Things are moving quickly at Vastari. In seven short years, its network now numbers over 8,000 member institutions as well as a fast-growing base of collectors. It launched its VTEN platform in 2014 to cover travelling exhibitions, an area which is fast growing in demand. According to its own research conducted last October form over 500 Museums worldwide, demand for travelling exhibitions is increasingly high. Some 38.5 per cent of institutions said that fine art show, the most popular from the other categories including science, history and culture/society.
As well as growing these segments of the business, Bröcker Wieder says that the immediate aim for Vastari is ‘expanding the market’ into the private sphere. This isn’t just limited to gallery spaces but places that’ might want to have art in their properties’, such as shopping malls.
‘Art-tech’ firms like Vastari are often tasked with transforming an industry notoriously resistant to technological change. ‘Scaling up is a lot slower than Silicon Valley standards,’ laughs Bröcker Wieder before noting that the company has attracted interest from venture capital.

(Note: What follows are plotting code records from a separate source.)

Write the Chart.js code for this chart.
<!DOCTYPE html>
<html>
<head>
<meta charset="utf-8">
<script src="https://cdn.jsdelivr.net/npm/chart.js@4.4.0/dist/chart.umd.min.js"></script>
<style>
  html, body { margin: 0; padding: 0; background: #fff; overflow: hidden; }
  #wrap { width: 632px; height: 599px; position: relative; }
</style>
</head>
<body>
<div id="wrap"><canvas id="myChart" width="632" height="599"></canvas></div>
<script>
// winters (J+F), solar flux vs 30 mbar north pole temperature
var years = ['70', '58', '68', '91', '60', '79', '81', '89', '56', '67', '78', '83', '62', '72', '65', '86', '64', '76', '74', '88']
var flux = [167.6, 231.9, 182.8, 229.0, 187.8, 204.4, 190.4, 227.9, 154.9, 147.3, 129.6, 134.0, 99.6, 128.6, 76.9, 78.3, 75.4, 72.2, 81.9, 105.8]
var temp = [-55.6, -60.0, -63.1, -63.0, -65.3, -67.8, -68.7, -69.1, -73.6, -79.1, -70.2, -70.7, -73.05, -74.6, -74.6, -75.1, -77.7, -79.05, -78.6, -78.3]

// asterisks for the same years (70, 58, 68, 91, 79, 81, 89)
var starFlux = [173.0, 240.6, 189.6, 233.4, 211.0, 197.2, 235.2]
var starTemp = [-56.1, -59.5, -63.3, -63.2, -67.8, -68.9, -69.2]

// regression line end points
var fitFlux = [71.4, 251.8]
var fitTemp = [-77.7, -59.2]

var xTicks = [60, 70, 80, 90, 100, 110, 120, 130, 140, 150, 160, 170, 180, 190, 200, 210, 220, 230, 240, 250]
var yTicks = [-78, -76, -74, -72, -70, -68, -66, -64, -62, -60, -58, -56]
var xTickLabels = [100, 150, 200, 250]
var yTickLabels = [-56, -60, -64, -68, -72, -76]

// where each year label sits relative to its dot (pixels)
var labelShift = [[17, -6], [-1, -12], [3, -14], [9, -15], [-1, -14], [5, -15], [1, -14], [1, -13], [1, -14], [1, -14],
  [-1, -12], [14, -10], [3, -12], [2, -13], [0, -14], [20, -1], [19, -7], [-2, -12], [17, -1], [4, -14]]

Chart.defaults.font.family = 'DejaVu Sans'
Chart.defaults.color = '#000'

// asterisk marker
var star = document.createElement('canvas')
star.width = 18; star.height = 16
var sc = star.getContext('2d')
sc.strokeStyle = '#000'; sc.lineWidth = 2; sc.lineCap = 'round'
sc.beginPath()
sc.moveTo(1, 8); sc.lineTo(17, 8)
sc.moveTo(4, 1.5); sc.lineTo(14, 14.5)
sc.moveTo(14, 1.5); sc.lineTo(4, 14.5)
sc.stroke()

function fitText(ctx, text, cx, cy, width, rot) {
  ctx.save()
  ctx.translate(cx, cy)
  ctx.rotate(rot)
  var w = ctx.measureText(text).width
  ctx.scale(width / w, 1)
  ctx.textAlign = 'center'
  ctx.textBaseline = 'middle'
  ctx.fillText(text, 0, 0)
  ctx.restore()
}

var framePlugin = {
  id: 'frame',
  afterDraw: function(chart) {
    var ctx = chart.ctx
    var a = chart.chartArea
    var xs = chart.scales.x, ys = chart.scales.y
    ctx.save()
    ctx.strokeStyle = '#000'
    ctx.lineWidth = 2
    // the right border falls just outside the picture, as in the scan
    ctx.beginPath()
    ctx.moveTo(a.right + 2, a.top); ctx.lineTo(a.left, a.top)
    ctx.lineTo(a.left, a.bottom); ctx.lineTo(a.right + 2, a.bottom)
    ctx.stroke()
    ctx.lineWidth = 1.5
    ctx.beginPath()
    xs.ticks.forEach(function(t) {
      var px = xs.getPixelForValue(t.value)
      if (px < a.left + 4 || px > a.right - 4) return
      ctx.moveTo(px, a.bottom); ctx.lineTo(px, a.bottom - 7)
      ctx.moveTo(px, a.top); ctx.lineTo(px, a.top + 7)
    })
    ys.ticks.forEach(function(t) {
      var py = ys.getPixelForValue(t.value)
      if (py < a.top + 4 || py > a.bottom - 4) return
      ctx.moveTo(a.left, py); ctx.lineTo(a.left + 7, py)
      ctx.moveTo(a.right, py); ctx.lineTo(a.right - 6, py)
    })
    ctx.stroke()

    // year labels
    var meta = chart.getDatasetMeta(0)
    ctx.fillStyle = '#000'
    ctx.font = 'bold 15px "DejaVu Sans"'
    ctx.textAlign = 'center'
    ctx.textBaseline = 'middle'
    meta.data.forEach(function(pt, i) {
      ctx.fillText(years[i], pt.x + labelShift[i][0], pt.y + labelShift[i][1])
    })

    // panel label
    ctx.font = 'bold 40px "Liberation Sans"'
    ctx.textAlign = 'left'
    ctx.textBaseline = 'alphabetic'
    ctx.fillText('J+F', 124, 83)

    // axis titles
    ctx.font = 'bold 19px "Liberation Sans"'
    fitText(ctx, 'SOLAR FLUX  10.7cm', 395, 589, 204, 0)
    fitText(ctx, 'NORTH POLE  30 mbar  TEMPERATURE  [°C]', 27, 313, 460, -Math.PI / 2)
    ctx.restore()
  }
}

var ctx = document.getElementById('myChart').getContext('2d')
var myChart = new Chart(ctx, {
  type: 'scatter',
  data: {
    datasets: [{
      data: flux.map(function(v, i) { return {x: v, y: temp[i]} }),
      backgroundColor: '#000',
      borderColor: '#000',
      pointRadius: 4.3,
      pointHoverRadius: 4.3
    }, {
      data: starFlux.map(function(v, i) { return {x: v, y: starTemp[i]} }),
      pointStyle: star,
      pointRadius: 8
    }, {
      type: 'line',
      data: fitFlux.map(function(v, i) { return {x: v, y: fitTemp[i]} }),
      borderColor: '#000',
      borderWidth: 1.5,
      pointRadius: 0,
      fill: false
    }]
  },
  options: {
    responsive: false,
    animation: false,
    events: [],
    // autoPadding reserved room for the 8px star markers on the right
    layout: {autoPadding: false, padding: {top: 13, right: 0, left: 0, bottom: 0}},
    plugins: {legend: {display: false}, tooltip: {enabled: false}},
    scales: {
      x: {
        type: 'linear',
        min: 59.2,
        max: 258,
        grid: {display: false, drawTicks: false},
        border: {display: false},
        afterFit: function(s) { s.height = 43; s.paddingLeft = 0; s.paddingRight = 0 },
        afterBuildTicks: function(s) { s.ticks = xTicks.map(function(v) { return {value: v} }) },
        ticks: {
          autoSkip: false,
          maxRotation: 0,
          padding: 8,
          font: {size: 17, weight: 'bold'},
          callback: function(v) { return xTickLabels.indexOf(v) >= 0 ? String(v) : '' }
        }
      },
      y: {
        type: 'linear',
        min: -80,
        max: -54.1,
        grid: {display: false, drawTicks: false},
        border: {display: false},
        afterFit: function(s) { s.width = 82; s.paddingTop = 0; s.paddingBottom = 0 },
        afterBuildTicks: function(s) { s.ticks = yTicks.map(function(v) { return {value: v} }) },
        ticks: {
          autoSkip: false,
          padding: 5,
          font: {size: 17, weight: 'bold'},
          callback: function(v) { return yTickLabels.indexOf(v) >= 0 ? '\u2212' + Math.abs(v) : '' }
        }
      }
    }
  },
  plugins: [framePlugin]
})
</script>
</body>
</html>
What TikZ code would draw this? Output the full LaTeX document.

She adds: ‘Our question is whether it makes sense in terms in our scaling to invest, or to do it at our speed because our industry is so slow. We are exploring whether the market is ready for us to continue.’
While Bröcker Wieder is conscious of the climate that Vastari’s immediate aims fall against, her vision of a technologically-embedded museum experience hints at a much larger ambition underlying the company’s strategy.
‘In my mind, one day you will have sensors within an exhibition where you can tell what the most popular work is and you pay a return to the collectors,’ she says. It’s a very ‘egalitarian’ way of looking at value ‘in terms of eyeballs’ that the firm has the technology to do, she claims. ‘We’re very much waiting to see how the industry reacts.’
That day might come with the growing number of younger, digitally-enabled collectors who are entering the market. As well as bringing a native tech-savviness into the market, Bröcker Wieder has also noticed that younger collector bringing a new set of concerns to the fore.
‘Younger collectors are really passionate about changing transparency in the market,’ Bröcker Wieder says. ‘We organised an event on blockchain in at Christie’s in July and we saw that the demographic that are passionate about that kind of transparency and potentially tokenising artworks [..] are very attractive to everyone under 40.’
It is this bracket that’s slowly beginning to shape this age-old relationship between collector and institution in time, Bröcker Wieder says. By the soundsof things, Vastari is well equipped to capitalise on and facilitate this latency when it happens. She adds: ‘These are almost happening under the radar, not in the headlines of all the auctions that are happening.’